In other Scriptural headlines, we find out that:
“His wives turned away his heart.”
Notice that his mind was still sharp, his kingdom still functioning, but his heart was being reshaped. That is how the drift works. In my estimation, it rarely attacks our doctrine or intellect; it targets our affections.
Jesus preaches on this principle in Matthew 6:21, when He says,
“Where your treasure is, there your heart will be also.”
If you keep reading in his story, Solomon’s treasures multiplied. He possessed more gold, influence, and relationships than any other person. It’s a clear message for Christ-centered leaders: the more hubris we experience, the more our affections will spread thin, and our allegiance weakens. It’s almost as if the heart is relocating love for the one true God to the false idols of the land.
Solomon begins by building altars to the gods Chemosh and Molech, which are directly opposed to the Lord. This is diabolical if you are familiar with his prayer in 1 Kings 8, where he dedicates the temple and pleads for Israel’s faithfulness. So, let me get this straight: the same hands that lifted in worship now sanction idolatry? That’s the cost of neglecting the inner life:
“Yesterday’s prayers do not protect today’s obedience.”
Now, God responds. He does not immediately remove Solomon, but He speaks clearly:
“Since this has been your practice and you have not kept my covenant, I will surely tear the kingdom from you” (1 Kings 11:11).
What’s important to know is that leadership continues outwardly, but divine favor withdraws inwardly. Pay close attention, though. Solomon’s first loss is not the throne, but influence with God. Scripture teaches this in many places for spiritual leaders. Samson loses strength when he gives away what was meant to be guarded (Judges 16). David does not fall on the battlefield, but at rest, when his vigilance fades (2 Samuel 11). In each case, the spiritual leader has drifted away from the assignment’s instructions. Haven’t we all been there?
Contrasting Solomon with Jesus Christ, we see that Jesus lives a relentless heart-guarding life. He withdraws to pray (Luke 5:16). He resists temptation by anchoring Himself in Scripture (Matthew 4). He loves people deeply without surrendering obedience. When offered the kingdoms of the world without the cross, He refuses (Matthew 4:8–10). Where Solomon opened doors, Jesus closed them. Jesus fulfills what Solomon warned but could not sustain: a heart wholly devoted to God. As my father used to say to me:
“Jesus is the patterned son. Follow Him.”

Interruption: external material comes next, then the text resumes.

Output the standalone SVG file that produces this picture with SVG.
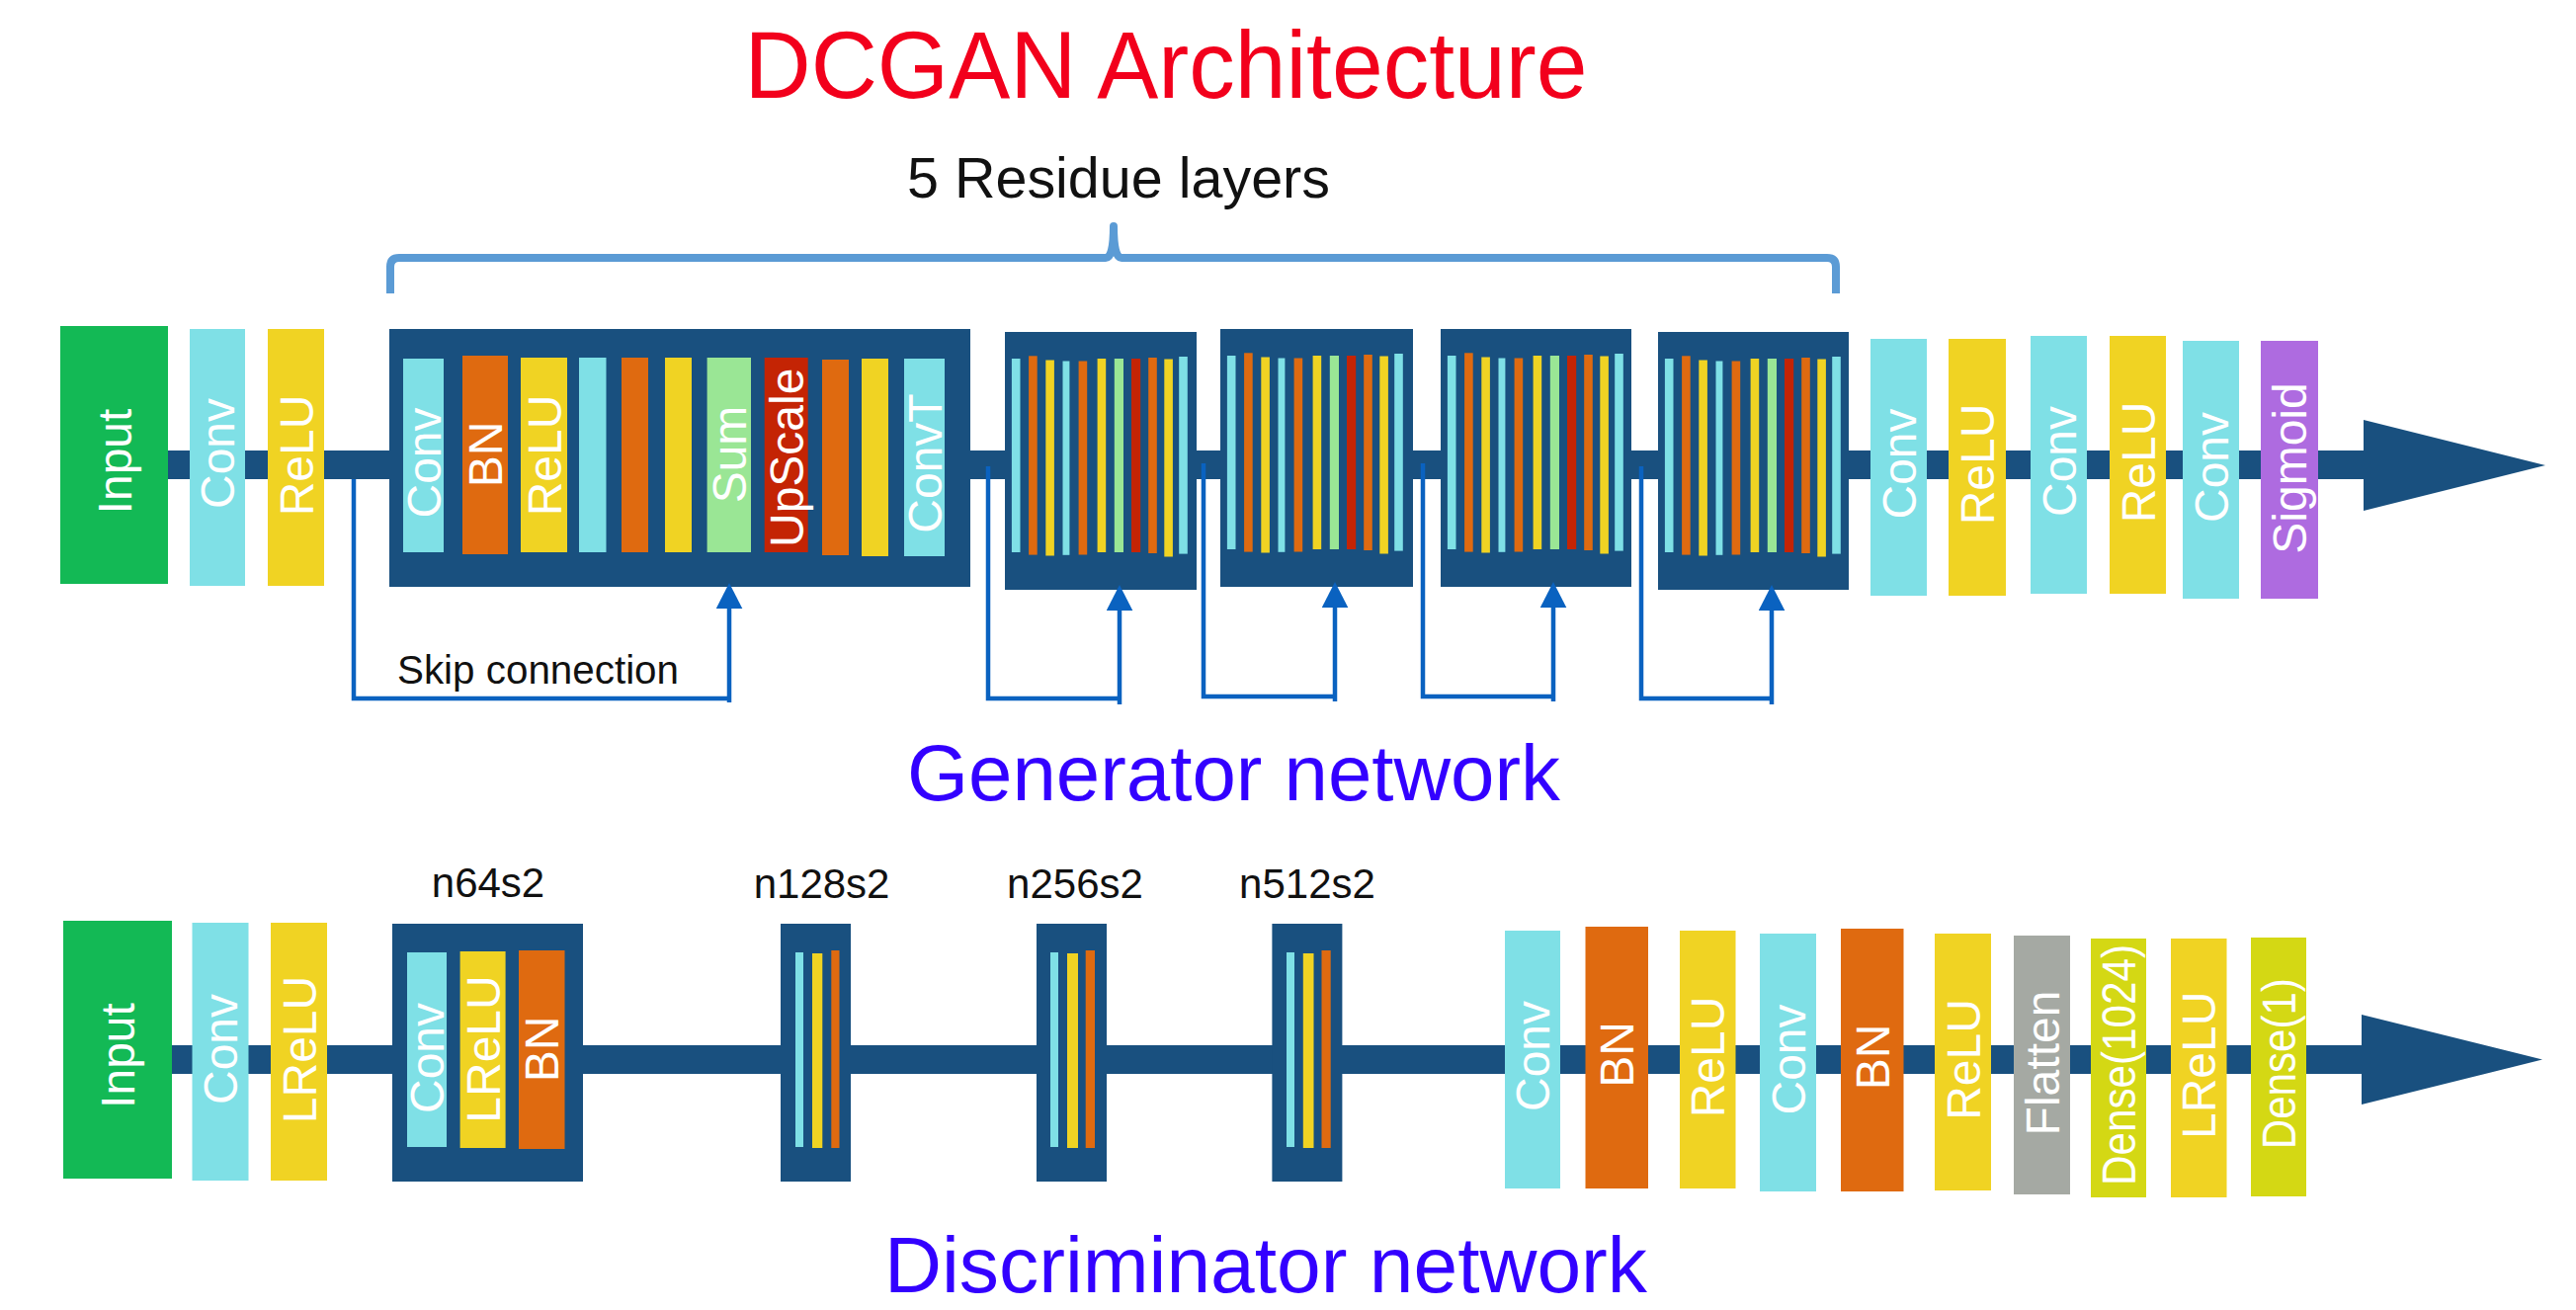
<svg xmlns="http://www.w3.org/2000/svg" xmlns:xlink="http://www.w3.org/1999/xlink" width="2607" height="1326" viewBox="0 0 2607 1326">
<style>
  .green{fill:#13b955}
  .cyan{fill:#7fe0e6}
  .yellow{fill:#f0d323}
  .orange{fill:#df6a10}
  .lgreen{fill:#9ae695}
  .red{fill:#c42404}
  .purple{fill:#ae6be0}
  .gray{fill:#a5a9a3}
  .ygreen{fill:#d4d814}
  .dark{fill:#19507f}
  .lbl{font-family:"Liberation Sans",Arial,sans-serif;font-size:48px;fill:#ffffff;text-anchor:middle}
  .cap{font-family:"Liberation Sans",Arial,sans-serif;fill:#111111}
  .net{font-family:"Liberation Sans",Arial,sans-serif;font-size:80px;fill:#3300ff}
  .skip{fill:none;stroke:#0a62c0;stroke-width:4.5}
</style>
<defs>
  <marker id="skiphead" markerUnits="userSpaceOnUse" markerWidth="28" markerHeight="28" refX="0" refY="13.3" orient="auto">
    <path d="M0,0 L26,13.3 L0,26.6 Z" fill="#0a62c0"/>
  </marker>
  <g id="resbars">
    <rect class="cyan" x="6.9" y="27" width="8.6" height="196"/>
    <rect class="orange" x="24.1" y="24.3" width="8.6" height="201.3"/>
    <rect class="yellow" x="41.3" y="28.5" width="8.6" height="198"/>
    <rect class="cyan" x="58.5" y="29.5" width="6.9" height="196.3"/>
    <rect class="orange" x="74.6" y="29.5" width="8.6" height="196"/>
    <rect class="yellow" x="93.6" y="27" width="8.6" height="196"/>
    <rect class="lgreen" x="110.8" y="27" width="9.2" height="196"/>
    <rect class="red" x="128" y="27" width="9.2" height="196"/>
    <rect class="orange" x="145.2" y="26" width="8.6" height="198"/>
    <rect class="yellow" x="161.3" y="27.5" width="8.6" height="200"/>
    <rect class="cyan" x="176.2" y="25" width="8.6" height="199.6"/>
  </g>
</defs>
<rect width="2607" height="1326" fill="#ffffff"/>

<!-- titles -->
<text x="1180" y="99" font-family="'Liberation Sans',Arial,sans-serif" font-size="96" fill="#f2001c" text-anchor="middle" textLength="853" lengthAdjust="spacingAndGlyphs">DCGAN Architecture</text>
<text class="cap" x="918" y="200" font-size="57" textLength="428" lengthAdjust="spacingAndGlyphs">5 Residue layers</text>
<text class="cap" x="402" y="692" font-size="40" textLength="285" lengthAdjust="spacingAndGlyphs">Skip connection</text>
<text class="net" x="918" y="810" textLength="661" lengthAdjust="spacingAndGlyphs">Generator network</text>
<text class="net" x="895" y="1308" textLength="772" lengthAdjust="spacingAndGlyphs">Discriminator network</text>

<!-- connectors -->
<g id="connectors">
  <rect class="dark" x="120" y="456" width="2274" height="29"/>
  <polygon class="dark" points="2392,425 2576,471 2392,517"/>
  <rect class="dark" x="120" y="1058" width="2272" height="29"/>
  <polygon class="dark" points="2390,1027 2573,1072.5 2390,1118"/>
  <path d="M395,297 V270 Q395,261 404,261 H1119 Q1127,261 1127,229 Q1127,261 1135,261 H1849 Q1858,261 1858,270 V297" fill="none" stroke="#5b9bd5" stroke-width="8" stroke-linejoin="round"/>
</g>

<!-- Generator nodes -->
<g id="g-input"><rect class="green" x="61" y="330" width="109" height="261"/><text class="lbl" transform="translate(132.5,467) rotate(-90)">Input</text></g>
<g id="g-conv1"><rect class="cyan" x="192" y="333" width="56" height="260"/><text class="lbl" transform="translate(237,459) rotate(-90)">Conv</text></g>
<g id="g-relu1"><rect class="yellow" x="271" y="333" width="57" height="260"/><text class="lbl" transform="translate(316.5,461) rotate(-90)">ReLU</text></g>

<g id="g-res1">
  <rect class="dark" x="394" y="333" width="588" height="261"/>
  <rect class="cyan" x="408" y="363" width="41" height="196"/><text class="lbl" transform="translate(445.5,468.5) rotate(-90)">Conv</text>
  <rect class="orange" x="468" y="360" width="46" height="201"/><text class="lbl" transform="translate(508,460) rotate(-90)">BN</text>
  <rect class="yellow" x="527" y="362" width="47" height="197"/><text class="lbl" transform="translate(567.5,461) rotate(-90)">ReLU</text>
  <rect class="cyan" x="586" y="362" width="27.5" height="197"/>
  <rect class="orange" x="629" y="362" width="27" height="197"/>
  <rect class="yellow" x="673" y="362" width="27" height="197"/>
  <rect class="lgreen" x="715.6" y="362" width="44.4" height="197"/><text class="lbl" transform="translate(755,460) rotate(-90)">Sum</text>
  <rect class="red" x="773.7" y="362" width="44" height="197"/><text class="lbl" transform="translate(812.7,463.3) rotate(-90)">UpScale</text>
  <rect class="orange" x="832" y="364" width="27" height="198"/>
  <rect class="yellow" x="872" y="363" width="27" height="200"/>
  <rect class="cyan" x="915" y="363" width="41" height="200"/><text class="lbl" transform="translate(952.5,469) rotate(-90)">ConvT</text>
</g>
<g id="g-res2"><rect class="dark" x="1017" y="336" width="194" height="261"/><use xlink:href="#resbars" href="#resbars" x="1017" y="336"/></g>
<g id="g-res3"><rect class="dark" x="1235" y="333" width="195" height="261"/><use xlink:href="#resbars" href="#resbars" x="1235" y="333"/></g>
<g id="g-res4"><rect class="dark" x="1458" y="333" width="193" height="261"/><use xlink:href="#resbars" href="#resbars" x="1458" y="333"/></g>
<g id="g-res5"><rect class="dark" x="1678" y="336" width="193" height="261"/><use xlink:href="#resbars" href="#resbars" x="1678" y="336"/></g>

<g id="g-conv2"><rect class="cyan" x="1893" y="343" width="57" height="260"/><text class="lbl" transform="translate(1938.5,469.5) rotate(-90)">Conv</text></g>
<g id="g-relu2"><rect class="yellow" x="1972" y="343" width="58" height="260"/><text class="lbl" transform="translate(2018,470) rotate(-90)">ReLU</text></g>
<g id="g-conv3"><rect class="cyan" x="2055" y="340" width="57" height="261"/><text class="lbl" transform="translate(2100.5,467) rotate(-90)">Conv</text></g>
<g id="g-relu3"><rect class="yellow" x="2135" y="340" width="57" height="261"/><text class="lbl" transform="translate(2180.5,468) rotate(-90)">ReLU</text></g>
<g id="g-conv4"><rect class="cyan" x="2209" y="345" width="57" height="261"/><text class="lbl" transform="translate(2254.5,473) rotate(-90)">Conv</text></g>
<g id="g-sigmoid"><rect class="purple" x="2288" y="345" width="58" height="261"/><text class="lbl" transform="translate(2334,474) rotate(-90)">Sigmoid</text></g>

<!-- skip connections -->
<g id="skip-connectors">
  <path class="skip" d="M358,485 V707 H740 M738,711 V616" marker-end="url(#skiphead)"/>
  <path class="skip" d="M1000,472 V707 H1135 M1133,713 V618" marker-end="url(#skiphead)"/>
  <path class="skip" d="M1218,469 V705 H1353 M1351,710 V615" marker-end="url(#skiphead)"/>
  <path class="skip" d="M1440,469 V705 H1574 M1572,710 V615" marker-end="url(#skiphead)"/>
  <path class="skip" d="M1661,472 V707 H1795 M1793,713 V618" marker-end="url(#skiphead)"/>
</g>

<!-- Discriminator nodes -->
<g id="d-input"><rect class="green" x="64" y="932" width="110" height="261"/><text class="lbl" transform="translate(136,1068.5) rotate(-90)">Input</text></g>
<g id="d-conv1"><rect class="cyan" x="194.5" y="934" width="57" height="261"/><text class="lbl" transform="translate(240,1062) rotate(-90)">Conv</text></g>
<g id="d-lrelu1"><rect class="yellow" x="274" y="934" width="57" height="261"/><text class="lbl" transform="translate(319.5,1062.5) rotate(-90)">LReLU</text></g>

<g id="d-n64s2">
  <text class="cap" x="494" y="908" font-size="42" text-anchor="middle">n64s2</text>
  <rect class="dark" x="397" y="935" width="193" height="261"/>
  <rect class="cyan" x="412" y="964" width="40" height="197"/><text class="lbl" transform="translate(449,1071) rotate(-90)">Conv</text>
  <rect class="yellow" x="465.6" y="963" width="46" height="199"/><text class="lbl" transform="translate(505.6,1062) rotate(-90)">LReLU</text>
  <rect class="orange" x="525" y="962" width="46.5" height="201"/><text class="lbl" transform="translate(565.2,1062) rotate(-90)">BN</text>
</g>
<g id="d-n128s2">
  <text class="cap" x="831.6" y="909" font-size="42" text-anchor="middle">n128s2</text>
  <rect class="dark" x="790" y="935" width="71" height="261"/>
  <rect class="cyan" x="805" y="964" width="8" height="197"/>
  <rect class="yellow" x="822" y="965" width="10.3" height="197"/>
  <rect class="orange" x="841.3" y="962" width="8.2" height="200"/>
</g>
<g id="d-n256s2">
  <text class="cap" x="1088" y="909" font-size="42" text-anchor="middle">n256s2</text>
  <rect class="dark" x="1049" y="935" width="71" height="261"/>
  <rect class="cyan" x="1063" y="964" width="8" height="197"/>
  <rect class="yellow" x="1080" y="965" width="11" height="197"/>
  <rect class="orange" x="1098.7" y="962" width="9.3" height="200"/>
</g>
<g id="d-n512s2">
  <text class="cap" x="1323" y="909" font-size="42" text-anchor="middle">n512s2</text>
  <rect class="dark" x="1287.4" y="935" width="71" height="261"/>
  <rect class="cyan" x="1302" y="964" width="8" height="197"/>
  <rect class="yellow" x="1318.8" y="965" width="10.7" height="197"/>
  <rect class="orange" x="1337.5" y="962" width="9.2" height="200"/>
</g>

<g id="d-conv2"><rect class="cyan" x="1523" y="942" width="56" height="261"/><text class="lbl" transform="translate(1568,1069) rotate(-90)">Conv</text></g>
<g id="d-bn1"><rect class="orange" x="1604.5" y="938" width="63.5" height="265"/><text class="lbl" transform="translate(1653,1067.5) rotate(-90)">BN</text></g>
<g id="d-relu1"><rect class="yellow" x="1700" y="942" width="56.5" height="261"/><text class="lbl" transform="translate(1745,1070) rotate(-90)">ReLU</text></g>
<g id="d-conv3"><rect class="cyan" x="1781" y="945" width="57" height="261"/><text class="lbl" transform="translate(1826.5,1072.5) rotate(-90)">Conv</text></g>
<g id="d-bn2"><rect class="orange" x="1863" y="940" width="63.5" height="266"/><text class="lbl" transform="translate(1911.7,1070) rotate(-90)">BN</text></g>
<g id="d-relu2"><rect class="yellow" x="1958" y="945" width="57" height="260"/><text class="lbl" transform="translate(2003.5,1072.5) rotate(-90)">ReLU</text></g>
<g id="d-flatten"><rect class="gray" x="2038" y="947" width="57" height="262"/><text class="lbl" transform="translate(2083.5,1076) rotate(-90)">Flatten</text></g>
<g id="d-dense1024"><rect class="ygreen" x="2116" y="950" width="56" height="262"/><text class="lbl" transform="translate(2161,1078) rotate(-90)" textLength="244" lengthAdjust="spacingAndGlyphs">Dense(1024)</text></g>
<g id="d-lrelu2"><rect class="yellow" x="2197" y="950" width="56.5" height="262"/><text class="lbl" transform="translate(2242,1078.3) rotate(-90)">LReLU</text></g>
<g id="d-dense1"><rect class="ygreen" x="2278" y="949" width="56" height="262"/><text class="lbl" transform="translate(2323,1076.7) rotate(-90)" textLength="173" lengthAdjust="spacingAndGlyphs">Dense(1)</text></g>
</svg>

What does this mean for spiritual leaders today?
Guard your heart when life is quiet.
Guard it when success multiplies.
Guard it when compromise feels reasonable.
Guard it when you think wisdom alone will keep you safe.
Guard it by praying it hot in the Lord’s presence.
Guard it because your children’s divine purpose is attached to its obedience to God.
“An unguarded heart doesn’t collapse under pressure; it erodes under permission.”
Solomon’s leadership story teaches us that we will lose any crown we willingly hand over to the enemy, who will gladly take it through the wandering of our affections. Stay in the Lord and on guard!